PLF and Western Mining Alliance have filed an amicus brief in the Ninth Circuit case Bohmker v. Oregon. In the brief, we argue that federal mining policy preempts Oregon’s ban on a federally-approved and encouraged mining practice.
Part of having a federalist system of government is deciding which level of government gets final say when federal and state laws conflict over shared subject matter. The Supremacy Clause of the U.S. Constitution establishes an easy-to-apply tie-breaker: the federal government wins. Although fans of individual liberty are probably well-past tired of hearing that phrase, the Supremacy Clause serves an essential function and our system of government would be a mess without it. In addition to making our two-level government possible, federal supremacy protects individual rights when state governments turn predatory.
For example, the Supremacy Clause protects individuals and businesses from the no-win situation in which conflicting state and federal regulations make it impossible not to break the law. In those cases, state laws are preempted by federal law. Likewise, federal supremacy ensures that, in some fields of regulation, Congress can prevent the states from adding another layer of potentially costly and repetitive regulation onto the backs of individuals and businesses toiling in a regulated industry. Federal supremacy also means that when the federal government authorizes you to do something, a state can’t prohibit you from doing it.
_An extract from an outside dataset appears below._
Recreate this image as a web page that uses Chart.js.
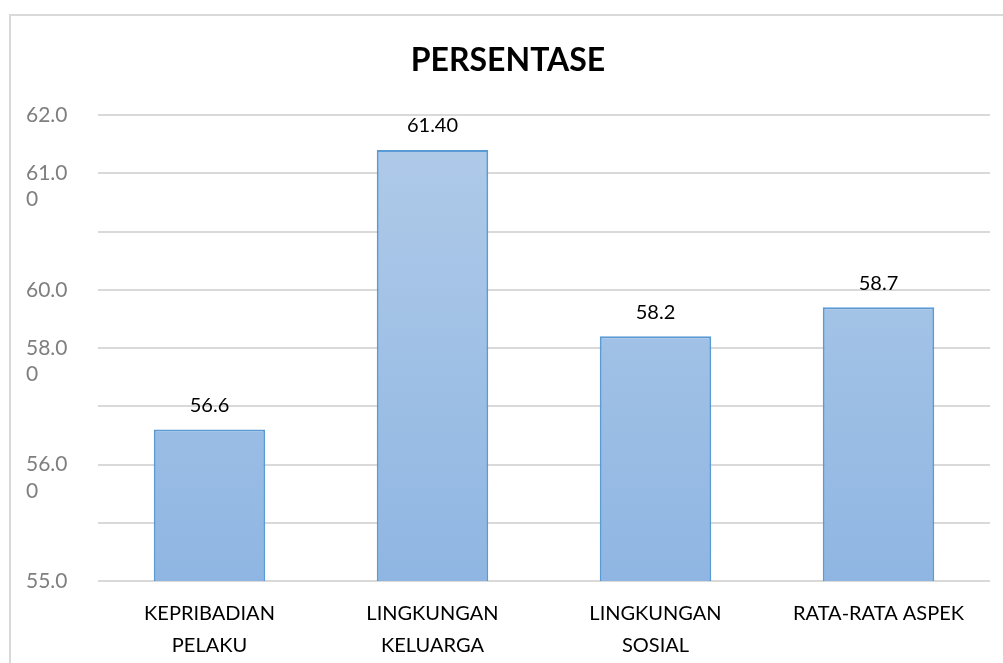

Apparently, that’s news to Oregon. For nearly 150 years, federal law has expressly encouraged the “free and open” exploration for and extraction of valuable minerals from federal lands. Although the Supreme Court has confirmed that states may address the environmental side-effects of mining on federal land within their boundaries, states still cannot ban mining on federal land or pass laws significantly obstructing the objectives of federal mining laws. Regardless, Oregon passed a law prohibiting the use of all motorized mining equipment in its rivers and streams. The goal of Oregon’s law was to outlaw “suction dredging,” the only profitable method of mining gold from streambed deposits. Suction dredging uses a small, lawn mower-sized motor and an underwater vacuum hose to suck up and filter gold out of streambed sediment. Federal law allows it—encourages it, even. But if suction dredging remains outlawed under Oregon’s law, all of Oregon’s streambed gold will stay right where it is, and a lot of miners will be out of a job and will lose the value of their mining claims.
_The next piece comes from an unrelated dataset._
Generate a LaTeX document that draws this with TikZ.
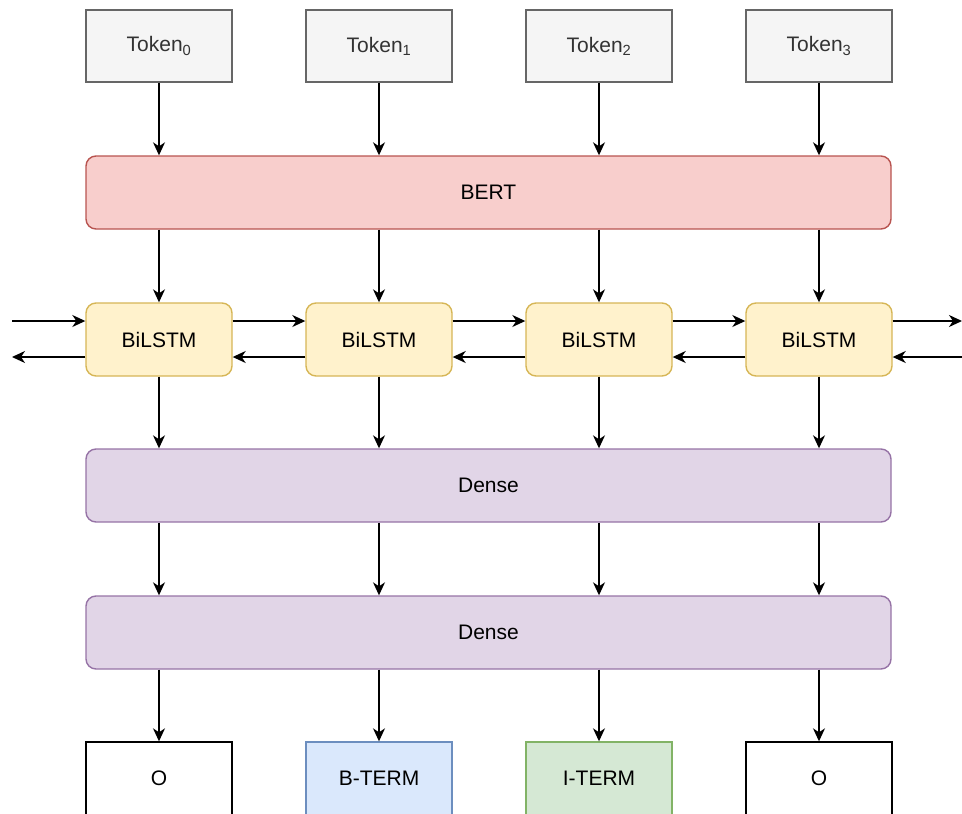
\documentclass[tikz,border=0pt]{standalone}
\usepackage{fontspec}
\setmainfont{Liberation Sans}
\usetikzlibrary{arrows.meta}
\definecolor{tokfill}{HTML}{F5F5F5}
\definecolor{tokdraw}{HTML}{666666}
\definecolor{toktext}{HTML}{333333}
\definecolor{bertfill}{HTML}{F8CECC}
\definecolor{bertdraw}{HTML}{B85450}
\definecolor{lstmfill}{HTML}{FFF2CC}
\definecolor{lstmdraw}{HTML}{D6B656}
\definecolor{densefill}{HTML}{E1D5E7}
\definecolor{densedraw}{HTML}{9673A6}
\definecolor{bfill}{HTML}{DAE8FC}
\definecolor{bdraw}{HTML}{6C8EBF}
\definecolor{ifill}{HTML}{D5E8D4}
\definecolor{idraw}{HTML}{82B366}
\tikzset{
  base/.style={minimum width=146pt, minimum height=73pt, inner sep=0pt, line width=1.4pt, font=\fontsize{21}{25}\selectfont, text=black},
  tokbox/.style={base, fill=tokfill, draw=tokdraw, text=toktext, minimum height=72pt},
  bertbox/.style={base, rounded corners=10pt, fill=bertfill, draw=bertdraw, minimum width=805pt},
  lstmbox/.style={base, rounded corners=10pt, fill=lstmfill, draw=lstmdraw},
  densebox/.style={base, rounded corners=10pt, fill=densefill, draw=densedraw, minimum width=805pt},
  obox/.style={base, fill=white, draw=black},
  bbox/.style={base, fill=bfill, draw=bdraw},
  ibox/.style={base, fill=ifill, draw=idraw},
  arr/.style={line width=1.5pt, -{Stealth[length=13pt, width=12pt, inset=4pt]}}
}
\begin{document}
\begin{tikzpicture}[x=1pt, y=-1pt]
\useasboundingbox (0,0) rectangle (962,814);
% tokens
\node[tokbox] (t0) at (159,46) {Token\textsubscript{0}};
\node[tokbox] (t1) at (379,46) {Token\textsubscript{1}};
\node[tokbox] (t2) at (599,46) {Token\textsubscript{2}};
\node[tokbox] (t3) at (819,46) {Token\textsubscript{3}};
% BERT
\node[bertbox] (bert) at (488.5,192.5) {BERT};
% BiLSTM
\node[lstmbox] (l0) at (159,339.5) {BiLSTM};
\node[lstmbox] (l1) at (379,339.5) {BiLSTM};
\node[lstmbox] (l2) at (599,339.5) {BiLSTM};
\node[lstmbox] (l3) at (819,339.5) {BiLSTM};
% Dense
\node[densebox] (d1) at (488.5,485.5) {Dense};
\node[densebox] (d2) at (488.5,632.5) {Dense};
% outputs
\node[obox] (o0) at (159,778.5) {O};
\node[bbox] (o1) at (379,778.5) {B-TERM};
\node[ibox] (o2) at (599,778.5) {I-TERM};
\node[obox] (o3) at (819,778.5) {O};
% vertical arrows
\foreach \i in {0,1,2,3}{
  \draw[arr] (t\i.south) -- (t\i.south |- bert.north);
  \draw[arr] (l\i.north |- bert.south) -- (l\i.north);
  \draw[arr] (l\i.south) -- (l\i.south |- d1.north);
  \draw[arr] (o\i.north |- d1.south) -- (o\i.north |- d2.north);
  \draw[arr] (o\i.north |- d2.south) -- (o\i.north);
}
% horizontal arrows
\coordinate (lin) at (12,321);
\coordinate (lout) at (12,357);
\coordinate (rout) at (962,321);
\coordinate (rin) at (962,357);
\draw[arr] (lin) -- (l0.west |- lin);
\draw[arr] (l0.west |- lout) -- (lout);
\draw[arr] (l3.east |- rout) -- (rout);
\draw[arr] (rin) -- (l3.east |- rin);
\foreach \a/\b in {0/1,1/2,2/3}{
  \draw[arr] (l\a.east |- lin) -- (l\b.west |- lin);
  \draw[arr] (l\b.west |- lout) -- (l\a.east |- lout);
}
\end{tikzpicture}
\end{document}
Some of those miners sued the state in the federal district court of Oregon, but the court said, essentially, that so long as the miners could go dig with their hands and shovels, the mining ban is not preempted by federal mining law. Anything short of that, the court held, could be characterized as an environmental law that the Supreme Court has said is not categorically preempted. But the district court entirely skipped over the part where it should have considered whether the ban in fact conflicts with federal objectives.
Now on appeal to the Ninth Circuit, PLF and our friends at Western Mining Alliance have filed an amicus brief in the case. In the brief, we point out how the district court badly misread the law on federal preemption, and we argue that Oregon’s law does, in fact, significantly conflict with the federal objective of keeping mining “free and open” and is therefore preempted.